# Short task:
Nothing outside the range is to be copied. From the entries below, reproduce exactly the lines starting at the one with "Rebuild this chart" and ending at the one with "const limitITLmaxI = [-1, -1];", without pictures.

--- Begin Entries ---

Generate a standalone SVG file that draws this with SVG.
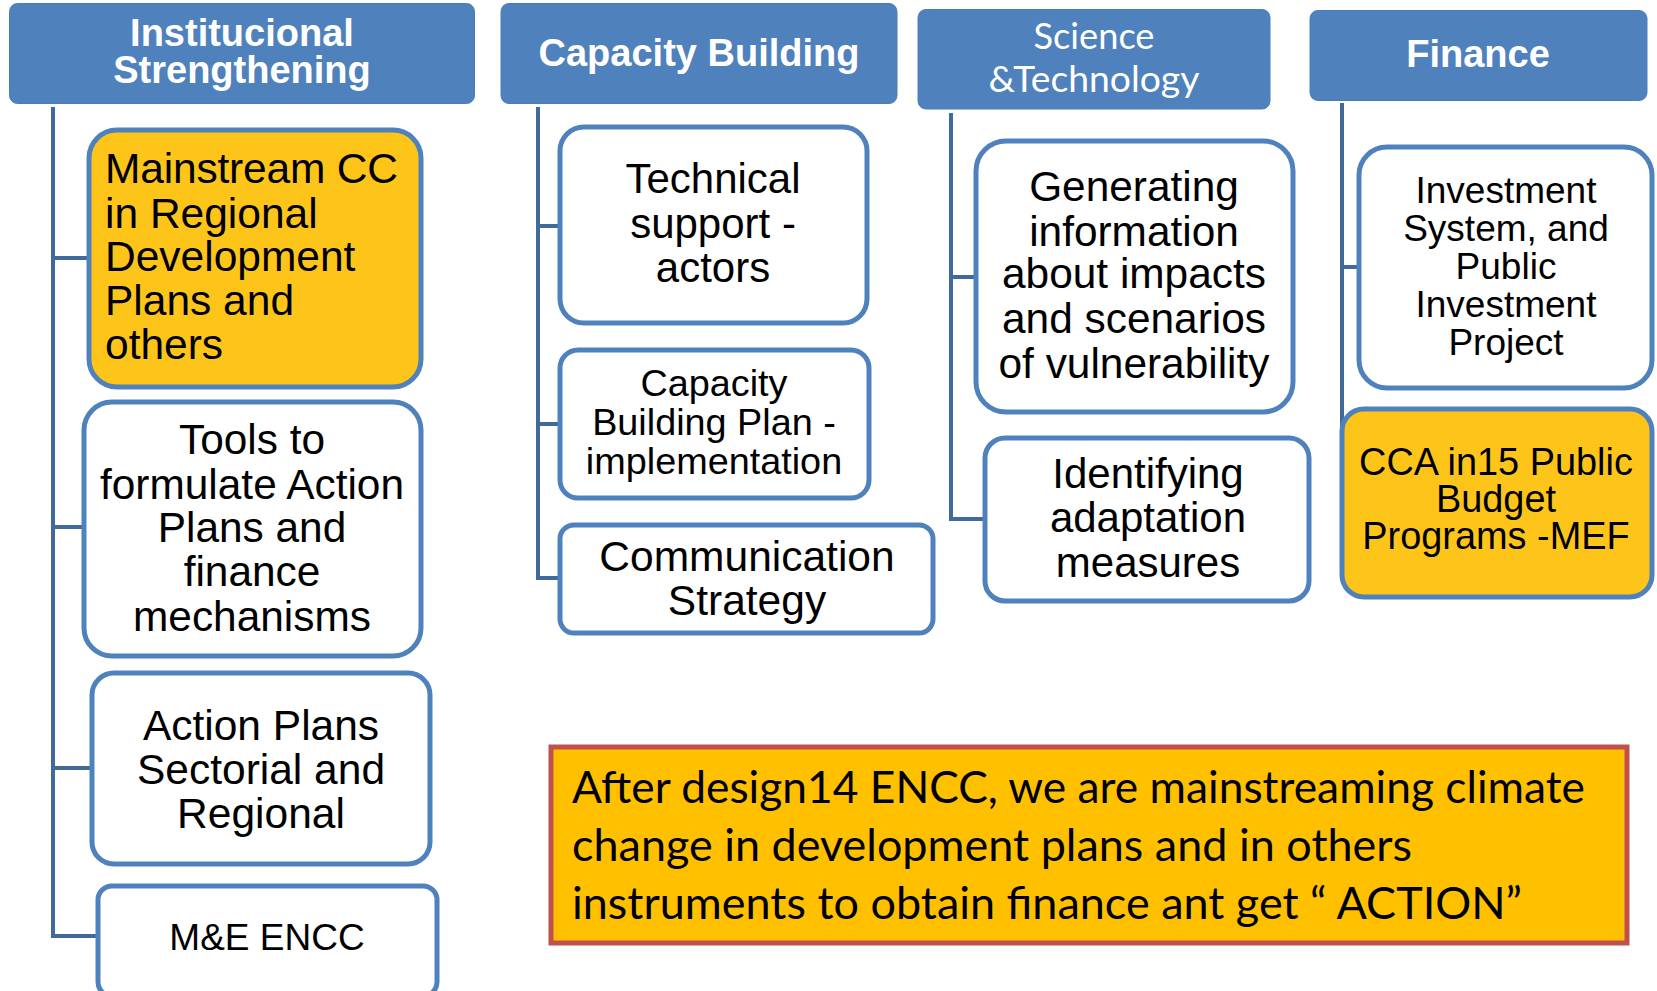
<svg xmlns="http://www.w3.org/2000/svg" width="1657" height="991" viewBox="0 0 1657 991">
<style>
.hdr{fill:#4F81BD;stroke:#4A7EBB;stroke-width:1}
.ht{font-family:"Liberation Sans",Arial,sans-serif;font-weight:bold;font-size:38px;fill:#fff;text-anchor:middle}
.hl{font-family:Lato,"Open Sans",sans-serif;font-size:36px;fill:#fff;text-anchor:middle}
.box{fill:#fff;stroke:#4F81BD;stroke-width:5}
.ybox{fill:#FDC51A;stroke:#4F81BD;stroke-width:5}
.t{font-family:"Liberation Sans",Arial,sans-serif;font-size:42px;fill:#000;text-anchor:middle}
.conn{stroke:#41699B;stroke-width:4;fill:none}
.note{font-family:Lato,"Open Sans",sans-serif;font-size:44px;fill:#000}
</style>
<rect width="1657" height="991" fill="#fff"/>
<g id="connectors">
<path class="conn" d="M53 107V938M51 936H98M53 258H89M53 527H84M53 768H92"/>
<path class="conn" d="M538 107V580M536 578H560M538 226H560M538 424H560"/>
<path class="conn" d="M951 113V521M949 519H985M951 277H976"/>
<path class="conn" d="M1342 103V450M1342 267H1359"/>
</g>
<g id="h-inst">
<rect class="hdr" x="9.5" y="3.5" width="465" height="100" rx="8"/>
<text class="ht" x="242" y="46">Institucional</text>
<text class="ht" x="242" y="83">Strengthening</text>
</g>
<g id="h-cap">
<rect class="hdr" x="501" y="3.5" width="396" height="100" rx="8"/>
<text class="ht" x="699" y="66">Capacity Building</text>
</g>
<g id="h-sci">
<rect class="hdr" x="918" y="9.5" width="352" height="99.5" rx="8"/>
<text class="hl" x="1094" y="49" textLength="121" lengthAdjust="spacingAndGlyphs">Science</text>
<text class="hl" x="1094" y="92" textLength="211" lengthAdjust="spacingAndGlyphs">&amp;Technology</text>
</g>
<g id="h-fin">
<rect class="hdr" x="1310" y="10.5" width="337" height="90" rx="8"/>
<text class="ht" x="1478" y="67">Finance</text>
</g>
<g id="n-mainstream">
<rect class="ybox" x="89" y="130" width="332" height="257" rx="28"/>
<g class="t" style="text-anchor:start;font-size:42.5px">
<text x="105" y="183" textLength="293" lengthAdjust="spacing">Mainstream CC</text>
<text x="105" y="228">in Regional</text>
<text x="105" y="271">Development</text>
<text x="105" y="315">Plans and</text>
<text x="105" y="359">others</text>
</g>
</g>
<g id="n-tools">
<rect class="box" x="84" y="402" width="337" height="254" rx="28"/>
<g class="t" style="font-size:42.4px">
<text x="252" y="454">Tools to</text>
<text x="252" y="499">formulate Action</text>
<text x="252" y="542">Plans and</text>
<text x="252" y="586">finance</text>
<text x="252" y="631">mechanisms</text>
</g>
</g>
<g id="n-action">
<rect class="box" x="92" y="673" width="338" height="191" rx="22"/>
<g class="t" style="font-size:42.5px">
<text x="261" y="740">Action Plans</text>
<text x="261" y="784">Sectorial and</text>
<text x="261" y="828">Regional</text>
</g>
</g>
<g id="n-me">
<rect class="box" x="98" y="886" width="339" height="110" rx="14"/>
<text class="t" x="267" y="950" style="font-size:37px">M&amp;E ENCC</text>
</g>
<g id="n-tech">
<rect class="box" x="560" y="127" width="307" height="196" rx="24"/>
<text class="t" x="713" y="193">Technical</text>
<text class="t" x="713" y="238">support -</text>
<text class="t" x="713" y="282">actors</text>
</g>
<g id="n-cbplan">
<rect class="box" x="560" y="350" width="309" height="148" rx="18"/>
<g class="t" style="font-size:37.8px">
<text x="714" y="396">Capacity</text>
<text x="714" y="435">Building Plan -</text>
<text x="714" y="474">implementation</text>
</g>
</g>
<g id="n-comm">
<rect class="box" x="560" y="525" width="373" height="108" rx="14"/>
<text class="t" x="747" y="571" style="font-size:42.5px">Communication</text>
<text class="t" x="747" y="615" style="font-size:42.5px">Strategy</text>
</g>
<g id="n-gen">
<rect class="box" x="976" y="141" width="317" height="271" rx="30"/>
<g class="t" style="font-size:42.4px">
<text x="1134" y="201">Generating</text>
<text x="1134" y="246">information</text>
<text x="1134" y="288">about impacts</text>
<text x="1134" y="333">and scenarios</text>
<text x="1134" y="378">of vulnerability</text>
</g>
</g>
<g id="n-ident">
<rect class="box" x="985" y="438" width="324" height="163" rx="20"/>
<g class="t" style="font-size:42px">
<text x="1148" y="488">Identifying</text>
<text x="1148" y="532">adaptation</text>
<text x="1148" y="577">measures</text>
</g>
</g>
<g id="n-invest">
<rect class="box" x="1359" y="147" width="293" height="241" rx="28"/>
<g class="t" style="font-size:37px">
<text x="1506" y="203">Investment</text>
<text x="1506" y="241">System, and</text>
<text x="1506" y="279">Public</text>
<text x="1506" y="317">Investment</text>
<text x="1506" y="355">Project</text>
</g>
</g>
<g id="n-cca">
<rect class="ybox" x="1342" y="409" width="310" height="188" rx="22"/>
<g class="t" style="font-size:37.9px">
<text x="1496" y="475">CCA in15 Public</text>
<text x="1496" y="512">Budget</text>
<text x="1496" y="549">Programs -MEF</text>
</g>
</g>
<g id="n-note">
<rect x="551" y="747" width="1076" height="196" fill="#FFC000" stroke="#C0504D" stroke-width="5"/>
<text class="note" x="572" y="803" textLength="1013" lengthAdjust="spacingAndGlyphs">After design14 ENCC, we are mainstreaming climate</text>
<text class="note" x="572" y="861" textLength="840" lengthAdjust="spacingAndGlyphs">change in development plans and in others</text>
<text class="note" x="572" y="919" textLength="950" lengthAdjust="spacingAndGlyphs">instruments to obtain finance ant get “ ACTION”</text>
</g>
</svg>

--- End Entries ---
--- Begin Entries ---

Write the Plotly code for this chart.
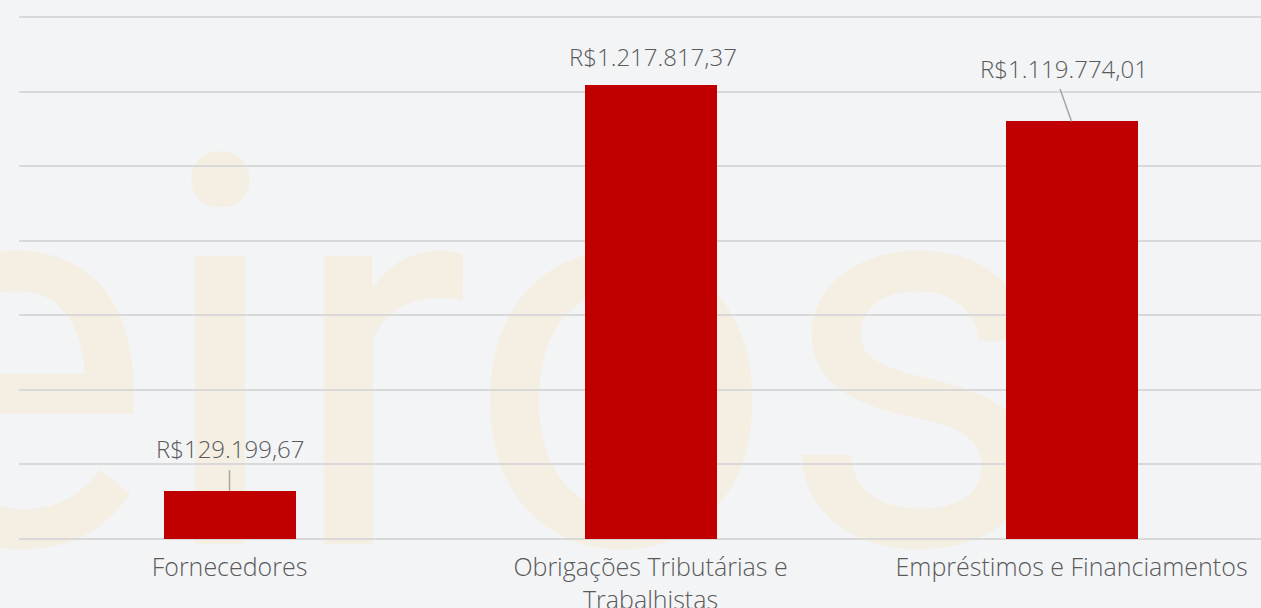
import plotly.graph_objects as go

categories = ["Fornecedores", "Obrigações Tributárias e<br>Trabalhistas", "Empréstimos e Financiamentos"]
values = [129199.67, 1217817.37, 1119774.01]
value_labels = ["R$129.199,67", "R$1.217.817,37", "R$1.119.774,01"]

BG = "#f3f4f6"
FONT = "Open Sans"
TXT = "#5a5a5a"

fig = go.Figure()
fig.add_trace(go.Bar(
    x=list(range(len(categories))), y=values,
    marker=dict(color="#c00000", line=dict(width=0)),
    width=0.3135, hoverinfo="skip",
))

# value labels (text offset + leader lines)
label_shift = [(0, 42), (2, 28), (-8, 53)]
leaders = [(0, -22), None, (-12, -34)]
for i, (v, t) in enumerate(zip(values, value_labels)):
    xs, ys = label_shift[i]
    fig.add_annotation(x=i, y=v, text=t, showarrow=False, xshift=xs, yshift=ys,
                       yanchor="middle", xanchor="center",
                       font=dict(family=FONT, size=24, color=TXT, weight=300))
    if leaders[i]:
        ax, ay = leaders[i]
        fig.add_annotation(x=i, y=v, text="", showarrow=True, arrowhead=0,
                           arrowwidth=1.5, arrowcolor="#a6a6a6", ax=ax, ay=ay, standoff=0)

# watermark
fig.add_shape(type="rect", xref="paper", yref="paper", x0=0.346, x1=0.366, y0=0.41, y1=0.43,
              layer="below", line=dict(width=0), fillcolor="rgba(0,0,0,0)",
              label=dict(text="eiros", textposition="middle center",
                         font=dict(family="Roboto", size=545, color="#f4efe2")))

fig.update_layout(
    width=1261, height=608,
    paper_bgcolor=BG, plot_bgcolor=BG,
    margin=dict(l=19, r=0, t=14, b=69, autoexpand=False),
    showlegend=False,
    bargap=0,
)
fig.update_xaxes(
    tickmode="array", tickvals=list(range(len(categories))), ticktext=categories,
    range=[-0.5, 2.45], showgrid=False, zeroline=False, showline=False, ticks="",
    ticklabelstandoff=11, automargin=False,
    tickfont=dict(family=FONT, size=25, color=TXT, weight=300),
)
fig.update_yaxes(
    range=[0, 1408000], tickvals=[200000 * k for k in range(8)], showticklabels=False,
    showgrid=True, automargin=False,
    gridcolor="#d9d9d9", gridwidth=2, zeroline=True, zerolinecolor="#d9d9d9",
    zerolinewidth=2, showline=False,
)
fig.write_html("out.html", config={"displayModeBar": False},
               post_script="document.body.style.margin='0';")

--- End Entries ---
--- Begin Entries ---

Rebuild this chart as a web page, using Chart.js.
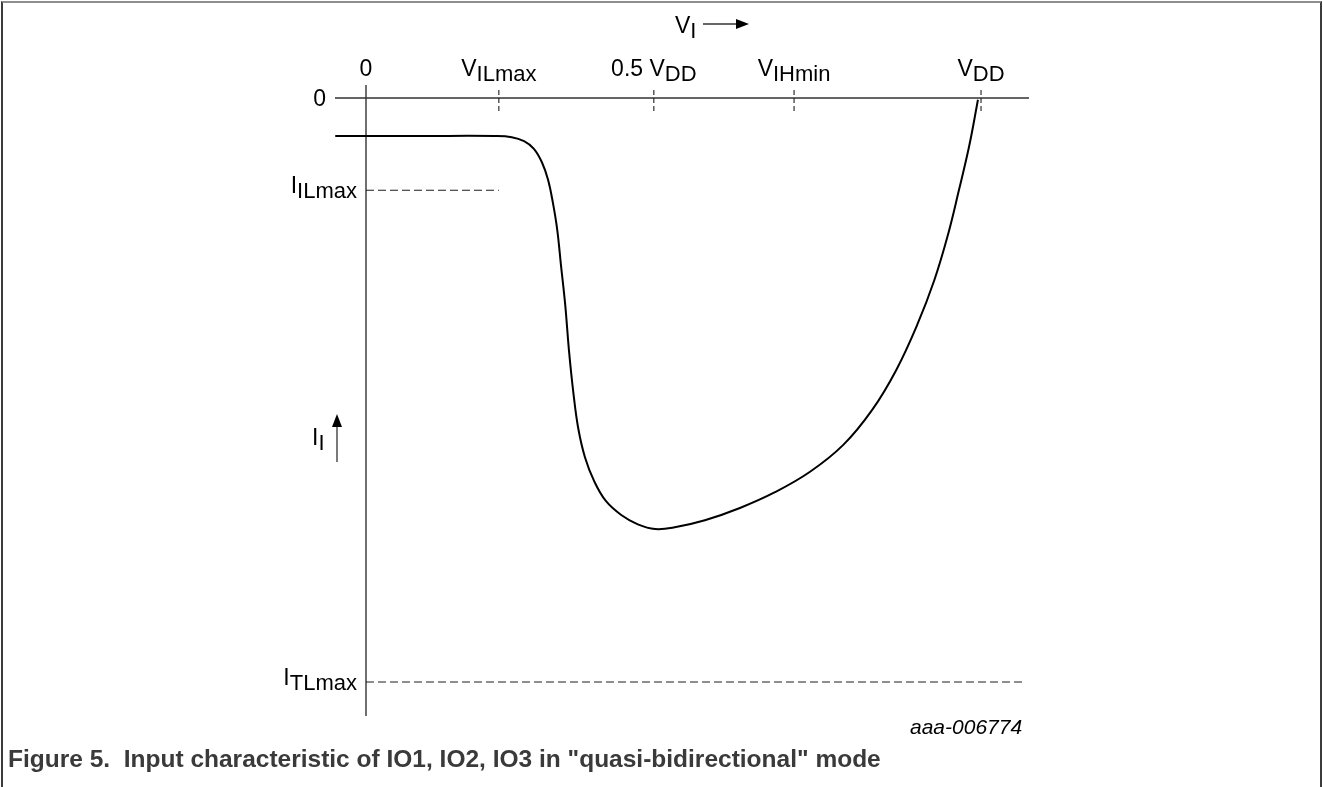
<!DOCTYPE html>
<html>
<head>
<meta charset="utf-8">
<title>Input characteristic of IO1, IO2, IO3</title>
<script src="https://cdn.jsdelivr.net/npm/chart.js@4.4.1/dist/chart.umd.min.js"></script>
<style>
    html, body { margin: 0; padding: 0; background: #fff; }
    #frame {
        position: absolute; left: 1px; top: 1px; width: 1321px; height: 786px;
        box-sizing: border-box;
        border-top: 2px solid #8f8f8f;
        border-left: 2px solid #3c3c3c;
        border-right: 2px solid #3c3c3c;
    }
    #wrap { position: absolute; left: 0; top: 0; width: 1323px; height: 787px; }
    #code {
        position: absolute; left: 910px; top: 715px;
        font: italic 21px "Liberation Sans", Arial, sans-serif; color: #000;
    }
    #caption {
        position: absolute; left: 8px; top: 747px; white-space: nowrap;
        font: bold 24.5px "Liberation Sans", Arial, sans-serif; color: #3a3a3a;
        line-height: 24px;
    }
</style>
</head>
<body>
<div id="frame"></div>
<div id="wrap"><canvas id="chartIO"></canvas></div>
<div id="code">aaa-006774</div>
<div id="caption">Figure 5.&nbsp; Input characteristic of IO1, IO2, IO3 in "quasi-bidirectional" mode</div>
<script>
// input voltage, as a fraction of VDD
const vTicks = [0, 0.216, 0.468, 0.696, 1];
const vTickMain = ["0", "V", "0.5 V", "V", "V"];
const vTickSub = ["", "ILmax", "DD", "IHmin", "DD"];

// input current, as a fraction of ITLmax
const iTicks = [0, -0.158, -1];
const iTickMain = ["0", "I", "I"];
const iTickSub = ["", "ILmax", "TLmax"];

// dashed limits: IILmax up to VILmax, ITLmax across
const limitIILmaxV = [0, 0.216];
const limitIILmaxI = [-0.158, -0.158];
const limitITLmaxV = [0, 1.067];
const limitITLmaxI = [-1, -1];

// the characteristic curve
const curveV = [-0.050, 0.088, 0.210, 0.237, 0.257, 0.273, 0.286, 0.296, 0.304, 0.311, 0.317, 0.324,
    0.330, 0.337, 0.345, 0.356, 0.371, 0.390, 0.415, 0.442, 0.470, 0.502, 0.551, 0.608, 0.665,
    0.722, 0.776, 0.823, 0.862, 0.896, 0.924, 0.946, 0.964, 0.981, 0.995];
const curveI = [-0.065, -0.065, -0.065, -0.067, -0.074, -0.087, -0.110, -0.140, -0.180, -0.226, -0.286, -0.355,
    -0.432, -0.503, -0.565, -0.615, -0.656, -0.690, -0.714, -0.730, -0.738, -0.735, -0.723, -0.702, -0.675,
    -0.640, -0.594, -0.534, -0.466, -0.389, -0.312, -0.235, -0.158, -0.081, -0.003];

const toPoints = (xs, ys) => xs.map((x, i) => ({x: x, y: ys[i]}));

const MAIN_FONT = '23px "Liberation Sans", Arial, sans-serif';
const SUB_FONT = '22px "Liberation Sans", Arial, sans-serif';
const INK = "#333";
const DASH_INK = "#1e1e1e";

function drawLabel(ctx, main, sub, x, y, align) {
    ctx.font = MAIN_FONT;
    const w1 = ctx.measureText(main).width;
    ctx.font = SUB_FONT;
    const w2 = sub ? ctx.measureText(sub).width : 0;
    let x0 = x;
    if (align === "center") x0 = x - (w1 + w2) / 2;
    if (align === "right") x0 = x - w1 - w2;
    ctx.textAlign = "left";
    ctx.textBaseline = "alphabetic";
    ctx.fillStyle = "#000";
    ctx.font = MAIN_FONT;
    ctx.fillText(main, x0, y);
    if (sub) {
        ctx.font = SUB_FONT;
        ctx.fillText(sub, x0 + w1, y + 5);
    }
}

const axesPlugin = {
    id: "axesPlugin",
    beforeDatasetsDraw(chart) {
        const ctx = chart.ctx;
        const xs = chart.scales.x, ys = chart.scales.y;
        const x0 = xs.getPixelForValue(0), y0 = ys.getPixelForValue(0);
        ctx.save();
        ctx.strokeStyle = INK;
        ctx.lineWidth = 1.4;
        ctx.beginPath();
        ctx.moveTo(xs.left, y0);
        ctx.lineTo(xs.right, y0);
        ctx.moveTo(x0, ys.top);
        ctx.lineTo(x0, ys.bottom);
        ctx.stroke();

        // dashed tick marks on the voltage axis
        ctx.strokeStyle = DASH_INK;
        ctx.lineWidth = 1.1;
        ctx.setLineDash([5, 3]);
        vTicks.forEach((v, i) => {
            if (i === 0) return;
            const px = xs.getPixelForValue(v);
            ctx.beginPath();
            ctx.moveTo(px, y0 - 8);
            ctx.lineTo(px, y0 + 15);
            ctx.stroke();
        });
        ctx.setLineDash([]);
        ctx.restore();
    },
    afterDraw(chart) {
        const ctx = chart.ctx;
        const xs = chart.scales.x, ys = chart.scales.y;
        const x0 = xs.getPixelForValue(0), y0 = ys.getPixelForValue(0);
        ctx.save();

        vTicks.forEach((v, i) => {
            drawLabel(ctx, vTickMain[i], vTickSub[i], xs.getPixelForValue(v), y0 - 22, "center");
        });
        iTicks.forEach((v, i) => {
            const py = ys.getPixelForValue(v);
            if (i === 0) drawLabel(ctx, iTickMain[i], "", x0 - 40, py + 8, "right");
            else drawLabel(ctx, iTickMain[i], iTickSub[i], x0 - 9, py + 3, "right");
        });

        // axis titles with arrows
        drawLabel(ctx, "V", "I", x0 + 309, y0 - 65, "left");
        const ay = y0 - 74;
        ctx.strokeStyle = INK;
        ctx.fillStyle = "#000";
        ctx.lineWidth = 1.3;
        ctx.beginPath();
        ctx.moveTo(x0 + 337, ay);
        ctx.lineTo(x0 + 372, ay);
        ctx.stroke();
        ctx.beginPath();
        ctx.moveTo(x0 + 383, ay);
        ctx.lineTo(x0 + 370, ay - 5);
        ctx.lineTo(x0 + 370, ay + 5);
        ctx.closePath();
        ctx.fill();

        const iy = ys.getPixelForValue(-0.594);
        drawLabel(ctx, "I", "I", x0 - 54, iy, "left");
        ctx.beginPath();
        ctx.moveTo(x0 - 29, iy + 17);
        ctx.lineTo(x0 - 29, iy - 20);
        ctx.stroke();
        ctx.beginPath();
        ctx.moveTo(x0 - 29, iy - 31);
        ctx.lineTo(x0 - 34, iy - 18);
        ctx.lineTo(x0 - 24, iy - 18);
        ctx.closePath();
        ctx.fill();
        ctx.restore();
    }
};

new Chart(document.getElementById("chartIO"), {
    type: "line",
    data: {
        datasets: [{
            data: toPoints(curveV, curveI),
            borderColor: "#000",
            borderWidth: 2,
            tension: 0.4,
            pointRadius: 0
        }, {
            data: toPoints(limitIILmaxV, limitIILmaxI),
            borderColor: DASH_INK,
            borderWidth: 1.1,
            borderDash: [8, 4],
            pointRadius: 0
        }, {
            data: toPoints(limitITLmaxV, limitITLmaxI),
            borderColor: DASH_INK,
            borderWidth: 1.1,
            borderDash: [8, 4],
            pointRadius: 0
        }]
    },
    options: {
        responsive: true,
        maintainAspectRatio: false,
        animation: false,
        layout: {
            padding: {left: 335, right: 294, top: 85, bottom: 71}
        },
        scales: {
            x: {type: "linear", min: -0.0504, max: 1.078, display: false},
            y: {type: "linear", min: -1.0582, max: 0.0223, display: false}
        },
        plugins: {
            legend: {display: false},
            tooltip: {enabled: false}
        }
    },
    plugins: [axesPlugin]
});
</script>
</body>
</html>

--- End Entries ---

# Task result:
Rebuild this chart as a web page, using Chart.js.
<!DOCTYPE html>
<html>
<head>
<meta charset="utf-8">
<title>Input characteristic of IO1, IO2, IO3</title>
<script src="https://cdn.jsdelivr.net/npm/chart.js@4.4.1/dist/chart.umd.min.js"></script>
<style>
    html, body { margin: 0; padding: 0; background: #fff; }
    #frame {
        position: absolute; left: 1px; top: 1px; width: 1321px; height: 786px;
        box-sizing: border-box;
        border-top: 2px solid #8f8f8f;
        border-left: 2px solid #3c3c3c;
        border-right: 2px solid #3c3c3c;
    }
    #wrap { position: absolute; left: 0; top: 0; width: 1323px; height: 787px; }
    #code {
        position: absolute; left: 910px; top: 715px;
        font: italic 21px "Liberation Sans", Arial, sans-serif; color: #000;
    }
    #caption {
        position: absolute; left: 8px; top: 747px; white-space: nowrap;
        font: bold 24.5px "Liberation Sans", Arial, sans-serif; color: #3a3a3a;
        line-height: 24px;
    }
</style>
</head>
<body>
<div id="frame"></div>
<div id="wrap"><canvas id="chartIO"></canvas></div>
<div id="code">aaa-006774</div>
<div id="caption">Figure 5.&nbsp; Input characteristic of IO1, IO2, IO3 in "quasi-bidirectional" mode</div>
<script>
// input voltage, as a fraction of VDD
const vTicks = [0, 0.216, 0.468, 0.696, 1];
const vTickMain = ["0", "V", "0.5 V", "V", "V"];
const vTickSub = ["", "ILmax", "DD", "IHmin", "DD"];

// input current, as a fraction of ITLmax
const iTicks = [0, -0.158, -1];
const iTickMain = ["0", "I", "I"];
const iTickSub = ["", "ILmax", "TLmax"];

// dashed limits: IILmax up to VILmax, ITLmax across
const limitIILmaxV = [0, 0.216];
const limitIILmaxI = [-0.158, -0.158];
const limitITLmaxV = [0, 1.067];
const limitITLmaxI = [-1, -1];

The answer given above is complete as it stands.